A more severe scenario would be an attacker gaining access directly (e.g. through SSH) to the machine running your CI pipelines. They could then make changes with impunity, without creating such a paper trail. This would be very bad, but can be mitigated by preventing anyone — even your own admins — from accessing your CI machines. This can be done with ‘hardened’ images, and by using ephemeral runners so any problems can be resolved by simply terminating the deployment machine rather than debugging manually.

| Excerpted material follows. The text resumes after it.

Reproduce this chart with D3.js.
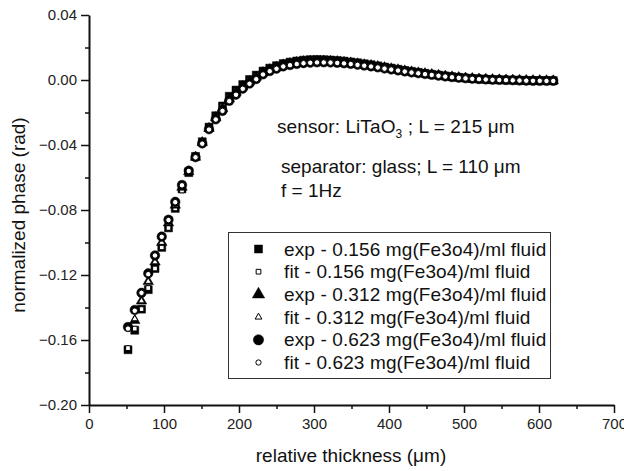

Without IaC, neither of these problems could arise. But remember: that’s because the alternative is that every, or at least some, devs would have access to deploy to any and all your environments. So these risks would still apply, but with human actors who are less predictable, less traceable and more lazy than any automated processes.

IaC’s paradigm shift

Infrastructure as Code is a powerful concept. It takes a huge amount of the risk, effort, time and variability out of deployment (and tracking) of infrastructure. We’ve discussed a few of the benefits, but what’s almost more exciting is the range of innovation made possible by the approach. We’ve touched on Continuous Deployment and its relevance to the Four Key Metrics, plus tools like GitOps that enable vast amounts of adaptive scaling with minimal human effort. Central to these is Kubernetes, a deployment system which is sweeping the world and which makes heavy use of IaC in several of its core elements.

With Infrastructure as Code, the possibilities are endless.